Il voto al mercato del Torino – e dirlo è stranamente bello – questa volta lo danno, anzi lo fanno, le facce dei tifosi che ieri si sono dati appuntamento al Filadelfia per accogliere Duvan Zapata (il colpo che non si sarebbero mai aspettati) e – soprattutto – Alessandro Buongiorno: il giocatore che proprio per Zapata (più Soppy e 17 milioni) era stato venduto all’Atalanta ma il cui anomalo, romantico, granatissimo rifiuto ha ribaltato lo scenario. Su un piano morale, prima ancora che tecnico. Un no che è costato caro a Cairo, ma che rappresenta quanto di più caro una piazza frustrata e disillusa da anni e anni abbia ricevuto in dono.

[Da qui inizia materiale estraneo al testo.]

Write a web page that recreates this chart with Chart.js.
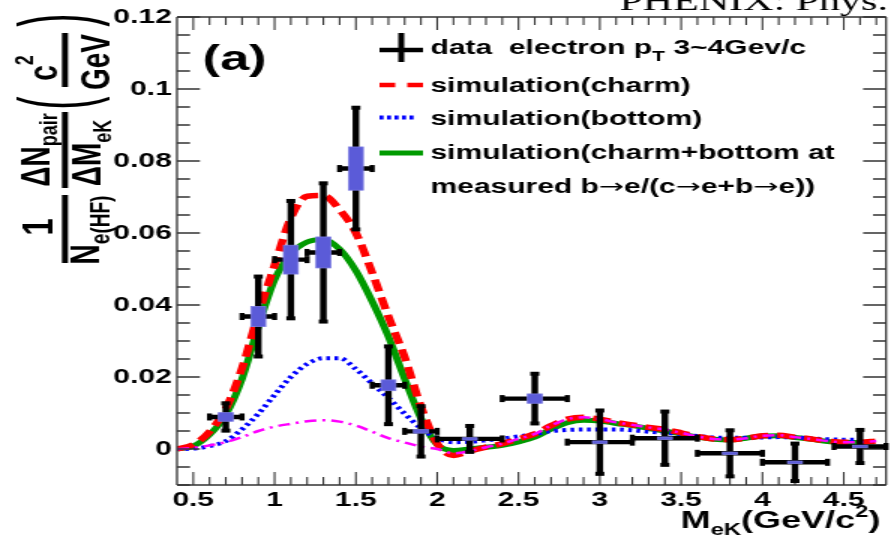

E poiché siamo qui per giudicare i fatti finali e non le intenzioni iniziali - compresi i tentennamenti che per settimane hanno alimentato l’insoddisfazione di Juric e lo scoramento della tifoseria, conducendo al solito finale ansiogeno e un po’ improvvisato - sarebbe pretestuoso negare che questa sessione di mercato risulti una delle più confortanti in questa ormai diciottennale, quasi sempre disperante gestione societaria.

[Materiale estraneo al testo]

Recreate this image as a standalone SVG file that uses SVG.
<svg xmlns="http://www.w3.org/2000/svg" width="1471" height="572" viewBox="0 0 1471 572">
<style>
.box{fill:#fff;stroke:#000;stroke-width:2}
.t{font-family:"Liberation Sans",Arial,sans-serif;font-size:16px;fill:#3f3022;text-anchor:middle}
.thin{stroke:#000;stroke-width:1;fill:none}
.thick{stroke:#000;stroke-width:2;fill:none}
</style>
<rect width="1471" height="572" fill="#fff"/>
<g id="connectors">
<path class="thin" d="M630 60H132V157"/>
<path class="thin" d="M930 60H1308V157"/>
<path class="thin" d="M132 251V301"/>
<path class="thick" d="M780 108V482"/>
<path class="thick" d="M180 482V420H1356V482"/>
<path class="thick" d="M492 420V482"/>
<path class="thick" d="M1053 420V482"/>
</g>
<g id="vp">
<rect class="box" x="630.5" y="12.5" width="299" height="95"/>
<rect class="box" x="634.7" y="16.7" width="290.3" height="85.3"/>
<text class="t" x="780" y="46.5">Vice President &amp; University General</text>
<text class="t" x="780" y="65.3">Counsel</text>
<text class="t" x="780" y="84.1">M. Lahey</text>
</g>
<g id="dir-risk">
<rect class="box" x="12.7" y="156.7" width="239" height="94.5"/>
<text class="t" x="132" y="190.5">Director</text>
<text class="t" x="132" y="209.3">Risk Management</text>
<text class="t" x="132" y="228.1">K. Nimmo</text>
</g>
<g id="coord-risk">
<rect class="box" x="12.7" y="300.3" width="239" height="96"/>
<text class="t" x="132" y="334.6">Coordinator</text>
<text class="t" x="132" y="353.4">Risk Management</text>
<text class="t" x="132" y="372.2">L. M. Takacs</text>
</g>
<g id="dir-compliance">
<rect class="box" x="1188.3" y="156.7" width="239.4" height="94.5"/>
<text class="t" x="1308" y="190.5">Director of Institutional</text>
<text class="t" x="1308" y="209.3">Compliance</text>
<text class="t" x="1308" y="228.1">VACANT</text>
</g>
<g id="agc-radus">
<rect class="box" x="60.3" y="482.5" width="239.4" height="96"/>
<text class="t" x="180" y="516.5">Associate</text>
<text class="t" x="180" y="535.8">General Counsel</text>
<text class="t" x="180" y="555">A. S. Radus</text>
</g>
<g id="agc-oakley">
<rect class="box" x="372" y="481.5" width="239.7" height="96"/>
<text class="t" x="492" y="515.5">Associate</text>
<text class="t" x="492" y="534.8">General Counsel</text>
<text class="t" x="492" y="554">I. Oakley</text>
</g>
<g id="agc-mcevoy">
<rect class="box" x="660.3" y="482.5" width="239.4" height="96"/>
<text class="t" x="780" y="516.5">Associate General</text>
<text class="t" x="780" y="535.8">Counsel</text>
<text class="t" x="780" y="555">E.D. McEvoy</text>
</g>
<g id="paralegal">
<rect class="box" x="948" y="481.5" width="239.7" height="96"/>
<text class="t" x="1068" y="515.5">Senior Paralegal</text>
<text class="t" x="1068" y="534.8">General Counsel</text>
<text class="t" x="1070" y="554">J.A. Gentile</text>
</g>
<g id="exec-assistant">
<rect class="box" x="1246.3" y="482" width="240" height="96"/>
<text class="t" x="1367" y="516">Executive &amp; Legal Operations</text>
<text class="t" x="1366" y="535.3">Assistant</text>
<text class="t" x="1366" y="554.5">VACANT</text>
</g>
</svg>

Toro, Zapata per il salto di qualità in attacco
Inutile fare un conto meramente numerico di quanti sono arrivati e quanti partiti: dei soggetti in questione contano la doti tecniche, il ruolo, la versatilità tattica, le attitudini caratteriali, le capacità di adattamento, la mentalità più o meno vincente, le condizioni fisiche. Ecco, se Zapata ha davvero trovato l’affidabilità atletica smarrita nelle ultime due stagioni, l’attacco del Toro è atteso a un salto di qualità inedito da anni; forse anche dal pre Belotti, centravanti che pure al top del suo fulgore agonistico giocava sostanzialmente da solo, cosa che adesso non dovrebbe più accadere. Peraltro, la gente granata sogna con la bava alla bocca di rivedere - vivaddio - un Toro a due punte. Vere. L’arrivo di Soppy, unito all’acquisto di Bellanova e al rientro di Lazaro, dopo le partenze di Aina e Singo ha rimescolato - probabilmente in meglio - le fasce.